| CHALLENGE |
From the listing that follows, reproduce only the lines from the one holding "Generate a Python" through the one holding "import pandas as pd", both included, with no pictures.

| INFORMATION PROVIDED |
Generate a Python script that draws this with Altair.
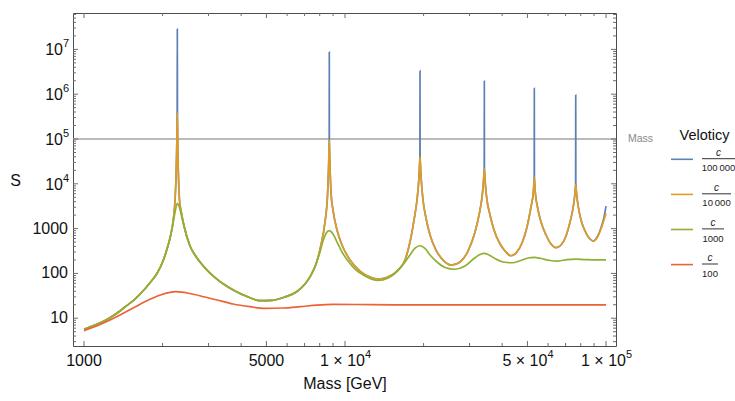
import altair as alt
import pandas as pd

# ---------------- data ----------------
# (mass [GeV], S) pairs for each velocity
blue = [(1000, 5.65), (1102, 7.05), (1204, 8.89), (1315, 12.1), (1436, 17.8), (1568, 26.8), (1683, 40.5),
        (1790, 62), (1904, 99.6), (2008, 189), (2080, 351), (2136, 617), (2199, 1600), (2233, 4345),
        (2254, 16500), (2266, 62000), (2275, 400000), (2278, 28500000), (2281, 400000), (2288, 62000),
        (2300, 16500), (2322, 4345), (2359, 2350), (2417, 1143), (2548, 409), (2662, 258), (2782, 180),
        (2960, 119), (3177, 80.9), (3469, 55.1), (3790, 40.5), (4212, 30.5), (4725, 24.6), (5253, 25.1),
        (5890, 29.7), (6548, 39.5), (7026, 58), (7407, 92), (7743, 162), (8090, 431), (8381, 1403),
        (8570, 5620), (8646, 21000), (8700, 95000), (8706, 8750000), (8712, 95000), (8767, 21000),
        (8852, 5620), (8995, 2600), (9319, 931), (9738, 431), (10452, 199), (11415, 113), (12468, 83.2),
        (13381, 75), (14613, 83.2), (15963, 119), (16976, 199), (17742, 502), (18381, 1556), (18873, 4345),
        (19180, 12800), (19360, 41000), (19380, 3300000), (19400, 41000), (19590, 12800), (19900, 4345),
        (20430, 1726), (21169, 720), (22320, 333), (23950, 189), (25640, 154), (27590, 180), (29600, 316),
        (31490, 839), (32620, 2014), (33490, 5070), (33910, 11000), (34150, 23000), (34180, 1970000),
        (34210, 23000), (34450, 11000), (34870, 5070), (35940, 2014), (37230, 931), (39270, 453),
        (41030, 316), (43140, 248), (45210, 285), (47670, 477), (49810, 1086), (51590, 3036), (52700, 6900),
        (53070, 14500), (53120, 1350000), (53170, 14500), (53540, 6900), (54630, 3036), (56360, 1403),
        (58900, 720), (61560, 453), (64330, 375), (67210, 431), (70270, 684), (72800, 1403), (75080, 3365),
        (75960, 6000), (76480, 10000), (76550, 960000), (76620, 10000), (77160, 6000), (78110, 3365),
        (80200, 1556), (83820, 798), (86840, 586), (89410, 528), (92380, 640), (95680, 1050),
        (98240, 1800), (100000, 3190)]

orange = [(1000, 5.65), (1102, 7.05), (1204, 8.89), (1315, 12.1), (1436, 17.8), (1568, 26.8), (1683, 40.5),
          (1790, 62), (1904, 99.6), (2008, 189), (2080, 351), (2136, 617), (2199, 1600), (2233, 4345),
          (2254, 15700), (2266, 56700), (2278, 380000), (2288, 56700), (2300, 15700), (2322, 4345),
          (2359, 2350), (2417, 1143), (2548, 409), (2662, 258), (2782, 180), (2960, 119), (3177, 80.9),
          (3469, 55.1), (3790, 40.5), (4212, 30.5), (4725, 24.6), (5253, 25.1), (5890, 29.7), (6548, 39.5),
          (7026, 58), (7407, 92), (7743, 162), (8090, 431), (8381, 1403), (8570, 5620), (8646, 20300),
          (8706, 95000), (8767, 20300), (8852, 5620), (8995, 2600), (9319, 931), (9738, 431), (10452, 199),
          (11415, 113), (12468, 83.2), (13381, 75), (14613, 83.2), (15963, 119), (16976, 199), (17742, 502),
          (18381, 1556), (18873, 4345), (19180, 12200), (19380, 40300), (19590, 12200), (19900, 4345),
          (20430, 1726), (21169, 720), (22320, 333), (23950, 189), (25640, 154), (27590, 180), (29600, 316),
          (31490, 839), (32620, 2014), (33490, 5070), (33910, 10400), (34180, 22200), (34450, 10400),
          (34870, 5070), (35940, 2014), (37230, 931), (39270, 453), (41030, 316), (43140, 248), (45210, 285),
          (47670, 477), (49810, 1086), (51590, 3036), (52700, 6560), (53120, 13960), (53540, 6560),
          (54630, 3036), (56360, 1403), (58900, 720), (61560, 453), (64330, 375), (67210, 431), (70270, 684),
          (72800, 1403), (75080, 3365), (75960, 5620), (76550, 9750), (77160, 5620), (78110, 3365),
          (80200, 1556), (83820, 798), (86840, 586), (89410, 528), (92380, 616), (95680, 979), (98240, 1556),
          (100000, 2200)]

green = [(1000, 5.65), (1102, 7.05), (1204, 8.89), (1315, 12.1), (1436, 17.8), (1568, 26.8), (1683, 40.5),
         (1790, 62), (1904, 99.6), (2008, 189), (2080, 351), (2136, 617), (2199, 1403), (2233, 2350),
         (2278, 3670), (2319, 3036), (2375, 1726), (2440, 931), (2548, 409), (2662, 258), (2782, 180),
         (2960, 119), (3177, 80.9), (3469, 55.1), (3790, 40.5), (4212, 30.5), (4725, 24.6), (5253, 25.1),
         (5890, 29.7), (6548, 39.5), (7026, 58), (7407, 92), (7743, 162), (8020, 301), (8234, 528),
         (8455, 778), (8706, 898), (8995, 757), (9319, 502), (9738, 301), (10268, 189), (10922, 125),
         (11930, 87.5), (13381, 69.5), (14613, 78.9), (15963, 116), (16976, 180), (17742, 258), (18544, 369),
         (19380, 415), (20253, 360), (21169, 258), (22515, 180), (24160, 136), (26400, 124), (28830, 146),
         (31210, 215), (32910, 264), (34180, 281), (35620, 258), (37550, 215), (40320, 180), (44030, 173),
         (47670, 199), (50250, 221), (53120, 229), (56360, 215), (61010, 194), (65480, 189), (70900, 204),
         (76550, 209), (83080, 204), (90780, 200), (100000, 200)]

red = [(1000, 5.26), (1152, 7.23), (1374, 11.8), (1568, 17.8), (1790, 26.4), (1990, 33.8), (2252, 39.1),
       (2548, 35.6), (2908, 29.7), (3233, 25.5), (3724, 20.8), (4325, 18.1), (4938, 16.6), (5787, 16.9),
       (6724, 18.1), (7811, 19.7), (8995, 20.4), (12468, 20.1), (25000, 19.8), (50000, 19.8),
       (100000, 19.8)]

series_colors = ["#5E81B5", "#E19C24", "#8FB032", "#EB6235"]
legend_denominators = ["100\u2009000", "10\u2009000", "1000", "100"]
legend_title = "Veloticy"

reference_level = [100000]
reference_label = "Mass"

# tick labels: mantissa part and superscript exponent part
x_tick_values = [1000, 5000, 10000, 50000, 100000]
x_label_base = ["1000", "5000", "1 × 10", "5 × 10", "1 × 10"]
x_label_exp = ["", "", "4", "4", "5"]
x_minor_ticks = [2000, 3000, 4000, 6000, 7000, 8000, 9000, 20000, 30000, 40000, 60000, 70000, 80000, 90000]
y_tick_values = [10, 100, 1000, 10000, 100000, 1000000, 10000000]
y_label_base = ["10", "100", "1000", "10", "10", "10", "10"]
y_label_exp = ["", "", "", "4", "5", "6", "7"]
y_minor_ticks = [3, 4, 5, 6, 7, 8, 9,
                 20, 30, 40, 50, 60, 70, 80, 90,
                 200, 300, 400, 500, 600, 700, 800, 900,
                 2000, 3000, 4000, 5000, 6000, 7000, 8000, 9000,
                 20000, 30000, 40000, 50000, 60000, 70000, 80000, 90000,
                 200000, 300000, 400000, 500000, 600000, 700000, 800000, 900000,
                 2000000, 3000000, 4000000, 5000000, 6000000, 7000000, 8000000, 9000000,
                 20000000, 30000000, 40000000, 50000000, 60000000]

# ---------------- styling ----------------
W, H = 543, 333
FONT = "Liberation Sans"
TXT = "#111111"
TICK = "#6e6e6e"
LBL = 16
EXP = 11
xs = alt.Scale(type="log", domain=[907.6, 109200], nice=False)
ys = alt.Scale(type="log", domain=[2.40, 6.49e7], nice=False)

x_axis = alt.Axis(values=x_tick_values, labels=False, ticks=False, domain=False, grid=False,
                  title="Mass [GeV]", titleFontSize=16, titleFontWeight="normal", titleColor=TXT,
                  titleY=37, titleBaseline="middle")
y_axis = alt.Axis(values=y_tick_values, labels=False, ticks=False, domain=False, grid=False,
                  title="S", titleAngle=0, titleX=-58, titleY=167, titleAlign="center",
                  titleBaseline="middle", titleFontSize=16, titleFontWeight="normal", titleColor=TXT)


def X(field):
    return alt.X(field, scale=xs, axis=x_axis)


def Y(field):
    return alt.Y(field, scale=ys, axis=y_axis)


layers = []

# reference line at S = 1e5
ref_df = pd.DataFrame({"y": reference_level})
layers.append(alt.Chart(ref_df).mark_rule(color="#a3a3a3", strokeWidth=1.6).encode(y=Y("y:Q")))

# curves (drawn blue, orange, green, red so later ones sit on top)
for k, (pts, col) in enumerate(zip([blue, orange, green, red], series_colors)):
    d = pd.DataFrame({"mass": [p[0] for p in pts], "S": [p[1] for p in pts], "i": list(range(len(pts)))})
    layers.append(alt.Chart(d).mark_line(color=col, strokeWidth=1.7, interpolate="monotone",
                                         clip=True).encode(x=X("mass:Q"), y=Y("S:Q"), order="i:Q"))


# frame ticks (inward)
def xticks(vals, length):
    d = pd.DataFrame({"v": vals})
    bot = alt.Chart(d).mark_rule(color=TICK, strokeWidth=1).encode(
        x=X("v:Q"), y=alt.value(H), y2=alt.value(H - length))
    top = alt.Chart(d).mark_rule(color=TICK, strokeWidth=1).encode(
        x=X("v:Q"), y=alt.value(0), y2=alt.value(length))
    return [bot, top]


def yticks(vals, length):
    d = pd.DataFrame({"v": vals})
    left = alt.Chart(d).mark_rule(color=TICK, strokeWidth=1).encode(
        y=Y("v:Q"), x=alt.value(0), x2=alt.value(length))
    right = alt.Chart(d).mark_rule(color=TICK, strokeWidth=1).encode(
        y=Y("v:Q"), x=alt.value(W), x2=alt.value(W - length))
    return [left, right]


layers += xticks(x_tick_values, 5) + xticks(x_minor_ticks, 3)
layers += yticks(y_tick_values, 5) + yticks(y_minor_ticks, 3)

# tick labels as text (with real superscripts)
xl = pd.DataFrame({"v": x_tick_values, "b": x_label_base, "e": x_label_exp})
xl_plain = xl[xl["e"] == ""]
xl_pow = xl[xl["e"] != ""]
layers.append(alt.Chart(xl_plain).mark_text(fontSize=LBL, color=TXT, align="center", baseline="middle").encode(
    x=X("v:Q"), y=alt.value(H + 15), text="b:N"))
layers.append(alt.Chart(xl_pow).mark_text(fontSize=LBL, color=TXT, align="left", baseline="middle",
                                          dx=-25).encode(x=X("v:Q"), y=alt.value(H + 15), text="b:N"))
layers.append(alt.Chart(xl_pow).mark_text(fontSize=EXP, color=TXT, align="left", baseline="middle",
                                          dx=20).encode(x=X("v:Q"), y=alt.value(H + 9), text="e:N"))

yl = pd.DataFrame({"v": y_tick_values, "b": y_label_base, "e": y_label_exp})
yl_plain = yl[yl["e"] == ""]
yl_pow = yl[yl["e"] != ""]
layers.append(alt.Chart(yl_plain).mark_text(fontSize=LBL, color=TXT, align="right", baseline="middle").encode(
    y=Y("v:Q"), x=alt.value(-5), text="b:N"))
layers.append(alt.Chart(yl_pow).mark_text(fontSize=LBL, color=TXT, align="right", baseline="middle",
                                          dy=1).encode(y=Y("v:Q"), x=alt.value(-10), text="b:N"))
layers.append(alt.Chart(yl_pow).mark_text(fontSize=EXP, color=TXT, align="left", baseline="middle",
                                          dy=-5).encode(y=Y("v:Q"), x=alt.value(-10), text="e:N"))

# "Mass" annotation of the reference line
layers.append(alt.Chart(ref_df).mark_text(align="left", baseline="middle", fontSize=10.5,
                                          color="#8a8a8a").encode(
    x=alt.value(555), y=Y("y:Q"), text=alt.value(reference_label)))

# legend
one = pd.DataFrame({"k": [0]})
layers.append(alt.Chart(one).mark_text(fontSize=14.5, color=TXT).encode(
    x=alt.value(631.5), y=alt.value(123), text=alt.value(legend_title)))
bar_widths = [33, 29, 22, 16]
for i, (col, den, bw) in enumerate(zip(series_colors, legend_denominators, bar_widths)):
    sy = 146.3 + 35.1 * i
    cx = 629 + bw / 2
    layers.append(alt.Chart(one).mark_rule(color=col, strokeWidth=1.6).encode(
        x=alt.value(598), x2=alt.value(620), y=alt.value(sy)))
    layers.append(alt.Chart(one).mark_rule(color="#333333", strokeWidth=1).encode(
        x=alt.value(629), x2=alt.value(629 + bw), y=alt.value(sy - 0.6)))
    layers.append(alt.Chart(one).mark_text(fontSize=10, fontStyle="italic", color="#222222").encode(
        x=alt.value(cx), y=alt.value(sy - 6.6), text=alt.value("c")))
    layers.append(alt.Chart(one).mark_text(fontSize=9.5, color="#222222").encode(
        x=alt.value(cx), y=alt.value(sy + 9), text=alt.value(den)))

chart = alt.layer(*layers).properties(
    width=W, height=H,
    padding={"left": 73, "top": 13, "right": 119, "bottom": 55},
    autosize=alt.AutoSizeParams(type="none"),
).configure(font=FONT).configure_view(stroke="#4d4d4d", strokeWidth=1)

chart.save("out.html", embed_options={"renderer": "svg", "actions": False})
---
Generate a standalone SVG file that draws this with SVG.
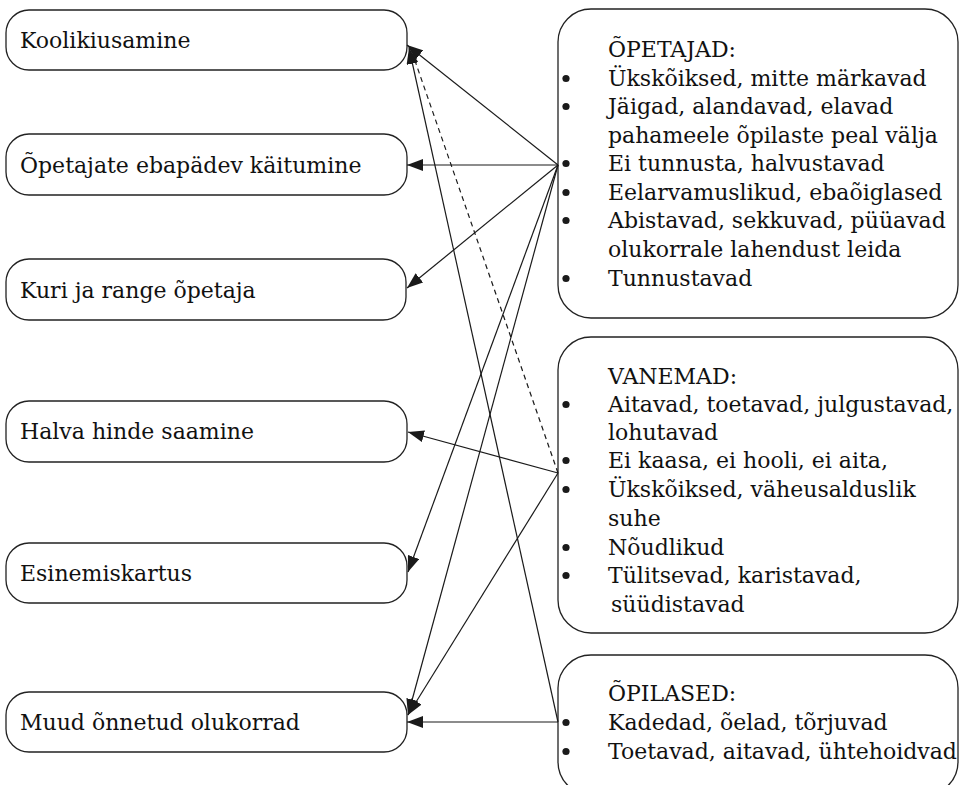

| SOLUTION FOR THIS EXERCISE |
Generate a Python script that draws this with Altair.
import altair as alt
import pandas as pd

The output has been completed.